This zesty cauliflower salad is a fixture on family tables in Naples during the Christmas season. And it couldn’t be simpler to make.
You boil or, even better, steam a head of cauliflower, trimmed and broken up into flowerets, until it has lost all its rawness but is still al dente. Place the flowerets in a large mixing or salad bowl, then add a can of anchovy fillets, a handful each of black and green olives and capers. Possible additions include various vegetables pickled in vinegar, known in Italian as sottaceti: peperoni sott’aceto (pickled peppers, also known as ‘pimentos’) and cetriolini, those tiny pickled cucumbers known in English as ‘gerkins’ or by their French name cornichons, or baby onions, carrots or celery, also all sott’aceto. Or, if you like, you can use the mixed vegetable preparation called gardiniera, which is lightly pickled and then cured in oil. You can also add some chopped parsley, if you like, for color and some chopped garlic for savoriness. (Personally, I find the salad plenty savory without the garlic.) Dress the cauliflower and other ingredients with abundant olive oil, a bit of white wine vinegar and salt to taste as you would a regular salad, mixing well but taking care not to break up the flowerets. (A curved rubber spatula is ideal for this operation.)

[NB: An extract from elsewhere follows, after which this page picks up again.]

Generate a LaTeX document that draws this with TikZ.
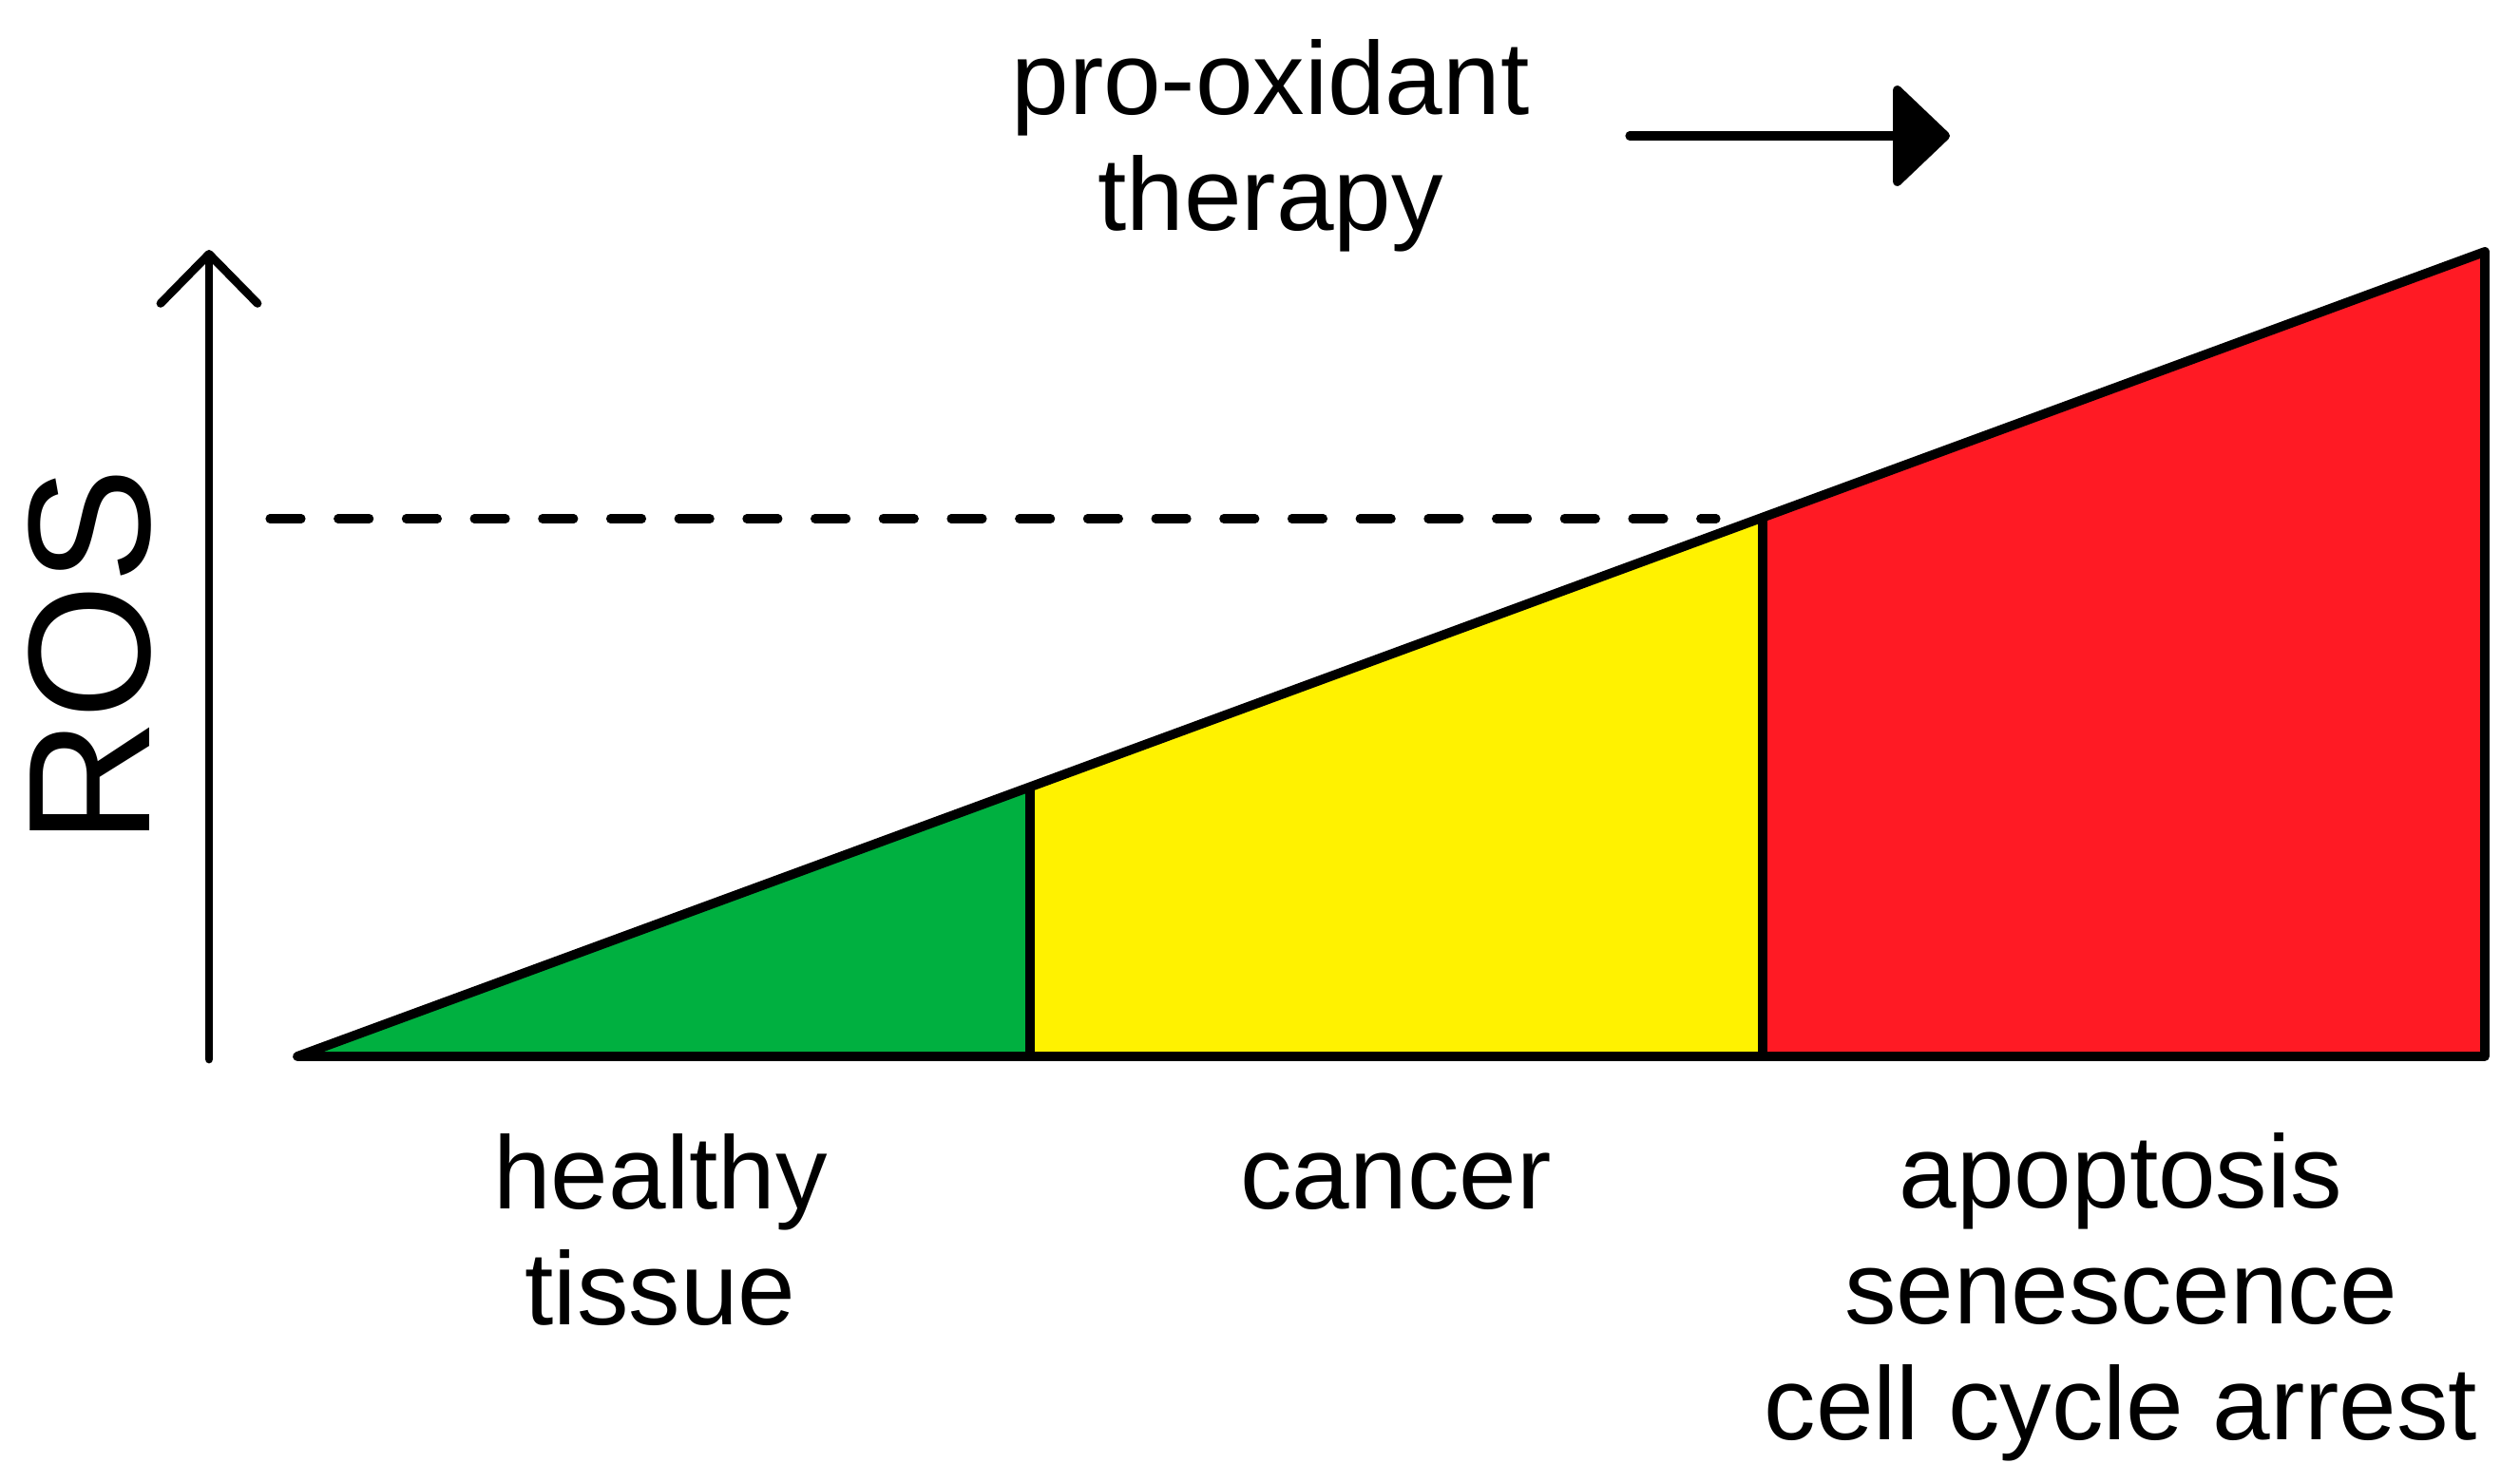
\documentclass[tikz,border=0pt]{standalone}
\usepackage{fontspec}
\setmainfont{Liberation Sans}
\usetikzlibrary{arrows.meta}

\definecolor{zonegreen}{RGB}{0,176,64}
\definecolor{zoneyellow}{RGB}{255,242,0}
\definecolor{zonered}{RGB}{255,26,36}

\tikzset{
  zone/.style={draw=black, line width=2.8pt, line join=round},
  txt/.style={font=\fontsize{31}{34.6}\selectfont, align=center, inner sep=0pt, anchor=base}
}

\begin{document}
\begin{tikzpicture}[x=0.1mm,y=-0.1mm]
    \useasboundingbox (0,0) rectangle (2652,1560);
    \coordinate (o) at (313,1112);
    \coordinate (g) at (1084,828);
    \coordinate (gb) at (1084,1112);
    \coordinate (y) at (1855,545);
    \coordinate (yb) at (1855,1112);
    \coordinate (r) at (2615,265);
    \coordinate (rb) at (2615,1112);
    \fill[zonegreen] (o) -- (g) -- (gb) -- cycle;
    \fill[zoneyellow] (gb) -- (g) -- (y) -- (yb) -- cycle;
    \fill[zonered] (yb) -- (y) -- (r) -- (rb) -- cycle;
    \draw[zone] (o) -- (r) -- (rb) -- cycle;
    \draw[zone] (g) -- (gb);
    \draw[zone] (y) -- (yb);
    % ROS axis
    \coordinate (ax0) at (220,1115);
    \coordinate (ax1) at (220,263);
    \draw[line width=2.5pt, line cap=round, -{Straight Barb[length=5.2mm,width=10.2mm,round]}] (ax0) -- (ax1);
    \node[rotate=90, font=\fontsize{52}{60}\selectfont, inner sep=0pt] (ros) at (95,691) {ROS};
    \coordinate (d0) at (284,546);
    \coordinate (d1) at (1806,546);
    \draw[line width=2.6pt, line cap=round, dash pattern=on 3.3mm off 3.87mm] (d0) -- (d1);
    % therapy arrow
    \node[txt] (therapy) at (1337,242) {pro-oxidant\\therapy};
    \coordinate (t0) at (1715,143);
    \coordinate (t1) at (2052,143);
    \draw[line width=2.6pt, line cap=round, -{Triangle[length=6.2mm,width=11.6mm,round]}] (t0) -- (t1);
    % zone labels
    \node[txt] (healthy) at (695,1394) {healthy\\tissue};
    \node[txt] (cancer) at (1469,1272) {cancer};
    \node[txt] (fate) at (2232,1515) {apoptosis\\senescence\\cell cycle arrest};
\end{tikzpicture}
\end{document}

NOTES: Cauliflower, olives, anchovies and capers are the ‘core’ ingredients of this salad, but the other ingredients—as well as the proportions of all of the ingredients—can be varied as suits your taste. (Of course, the one rule is that cauliflower should predominate.) Use white wine vinegar if you can: red wine vinegar will stain the cauliflower. If using pickled vegetables, go especially easy on the vinegar, as they are, of course, already pickled in vinegar. Of course, if you want a vegan version, all you need do is omit the anchovy.
And while the salad can be eaten right away, I find it tastes better the day after it is made, which allows the different flavors to meld. In fact, the reason why this salad is called rinforzo—’reinforcement’—is because it was customary in the old days to make a first batch as an antipasto on Christmas Eve (which is a day of fasting in Catholicism, when meat is not allowed) and to keep on ‘reinforcing’ it with cauliflower and/or other ingredients over the course of the holiday season, so there would always be some of it on hand up until New Years. And the flavor only gets better as the days go by!